Workaholic

The other day, my friend Trevor jokingly asked me, “How many jobs have you had in the last two years?”

I laughed at first. Then, when the conversation died down, I really thought about it. And this is what I realized: I’ve had 11 jobs in the past two years, holding three jobs at the most (several times). I’ve put my foot through the doorway of a lot of places.

I’m going to attribute this to my need to always feel like I’m progressing, my desire to do, “Everything-All-At-Once,” and the fact that I haven’t had a solid boyfriend in years. It’s amazing how much time you have to fill during the day when it’s just you, yourself and.. you.

It’s part of my reputation now. When the topic of jobs comes up, and I mention something like, “Oh yeah, I had to deal with lame people like that when I was a telemarketer for PSU”, or, “I have this crazy story from that time I was a teaching a group of blind people how to kayak,” or maybe, “One time they got me to dress up like a blueberry for blueberry week and people asked to take pictures with me,” it never surprises anyone.

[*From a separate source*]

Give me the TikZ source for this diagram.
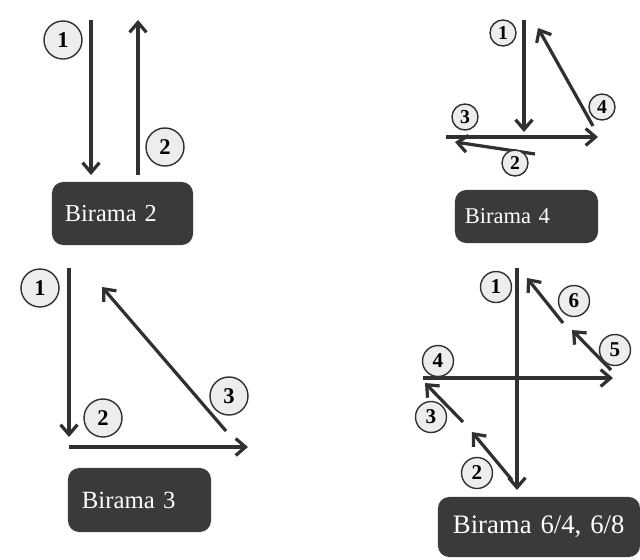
\documentclass[tikz,border=0pt]{standalone}
\usepackage{fontspec}
\setmainfont{Liberation Serif}
\usetikzlibrary{arrows.meta}
\definecolor{boxgray}{HTML}{3A3A3A}
\definecolor{inkgray}{HTML}{303030}
\definecolor{numfill}{HTML}{EDEDED}
\begin{document}
\begin{tikzpicture}[x=0.025cm,y=-0.025cm,
    stroke/.style={draw=inkgray,line width=2.3pt,-{Straight Barb[length=7pt,width=12pt]}},
    num/.style={circle,draw=inkgray,line width=1pt,fill=numfill,text=black,inner sep=0pt,minimum size=#1},
    bar/.style={fill=boxgray,rounded corners=8pt,text=white,align=left,inner ysep=0pt}]
    \useasboundingbox (0,0) rectangle (640,560);
    % Birama 2
    \draw[stroke] (91,20) -- (91,175);
    \draw[stroke] (138,175) -- (138,20);
    \node[num=0.95cm,font=\bfseries\fontsize{16}{16}\selectfont] (b2one) at (63,40) {1};
    \node[num=0.95cm,font=\bfseries\fontsize{16}{16}\selectfont] (b2two) at (165,147) {2};
    \node[bar,text width=2.875cm,inner xsep=0.325cm,minimum height=1.575cm,font=\fontsize{17.3}{18}\selectfont] (b2) at (122.5,213.5) {Birama~2};
    % Birama 4
    \draw[stroke] (524,20) -- (524,132);
    \draw[stroke] (446,137) -- (598,137);
    \draw[stroke] (535,154) -- (455,142);
    \draw[stroke] (593,126) -- (538,28);
    \node[num=0.65cm,font=\bfseries\fontsize{14}{14}\selectfont] (b4one) at (503,33) {1};
    \node[num=0.65cm,font=\bfseries\fontsize{14}{14}\selectfont] (b4three) at (465,117) {3};
    \node[num=0.65cm,font=\bfseries\fontsize{14}{14}\selectfont] (b4two) at (515,163) {2};
    \node[num=0.65cm,font=\bfseries\fontsize{14}{14}\selectfont] (b4four) at (602,107) {4};
    \node[bar,text width=3.075cm,inner xsep=0.25cm,minimum height=1.325cm,font=\fontsize{16}{17}\selectfont] (b4) at (526.5,216.5) {Birama~4};
    % Birama 3
    \draw[stroke] (69,268) -- (69,437);
    \draw[stroke] (69,447) -- (248,447);
    \draw[stroke] (226,431) -- (102,287);
    \node[num=0.95cm,font=\bfseries\fontsize{16}{16}\selectfont] (b3one) at (40,288) {1};
    \node[num=0.95cm,font=\bfseries\fontsize{16}{16}\selectfont] (b3two) at (103,418) {2};
    \node[num=0.95cm,font=\bfseries\fontsize{16}{16}\selectfont] (b3three) at (229,396) {3};
    \node[bar,text width=2.875cm,inner xsep=0.35cm,minimum height=1.6cm,font=\fontsize{17.6}{18}\selectfont] (b3) at (139.5,500) {Birama~3};
    % Birama 6/4, 6/8
    \draw[stroke] (517,268) -- (517,490);
    \draw[stroke] (423,378) -- (613,378);
    \draw[stroke] (463,422) -- (425,383);
    \draw[stroke] (512,480) -- (472,432);
    \draw[stroke] (611,370) -- (572,330);
    \draw[stroke] (563,323) -- (527,278);
    \node[num=0.775cm,font=\bfseries\fontsize{15}{15}\selectfont] (b6one) at (496,287) {1};
    \node[num=0.775cm,font=\bfseries\fontsize{15}{15}\selectfont] (b6six) at (574,301) {6};
    \node[num=0.775cm,font=\bfseries\fontsize{15}{15}\selectfont] (b6five) at (615,350) {5};
    \node[num=0.775cm,font=\bfseries\fontsize{15}{15}\selectfont] (b6four) at (438,361) {4};
    \node[num=0.775cm,font=\bfseries\fontsize{15}{15}\selectfont] (b6three) at (431,417) {3};
    \node[num=0.775cm,font=\bfseries\fontsize{15}{15}\selectfont] (b6two) at (477,473) {2};
    \node[bar,text width=4.3cm,inner xsep=0.375cm,minimum height=1.5cm,font=\fontsize{19}{20}\selectfont] (b6) at (539,527) {Birama 6/4,~6/8};
\end{tikzpicture}
\end{document}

I have stories of personal experience for any occasion. And really, that’s what I want. I love stories, and I love telling stories. So the more that I have, the more i can share and the better I can relate to others in order to understand their stories. I don’t feel like I’ve worked too many jobs, I think I’ve had just enough.

What I can say is that I’m ready to move on from this phase. I don’t think I’ve been fully ready to get over this until a few months ago, but the desire to have something consistent and sustained is grabbing ahold of me and not letting go. Which is great. It’s going to help me continue to build up my bank of stories so I can keep sharing with others (and learning from them).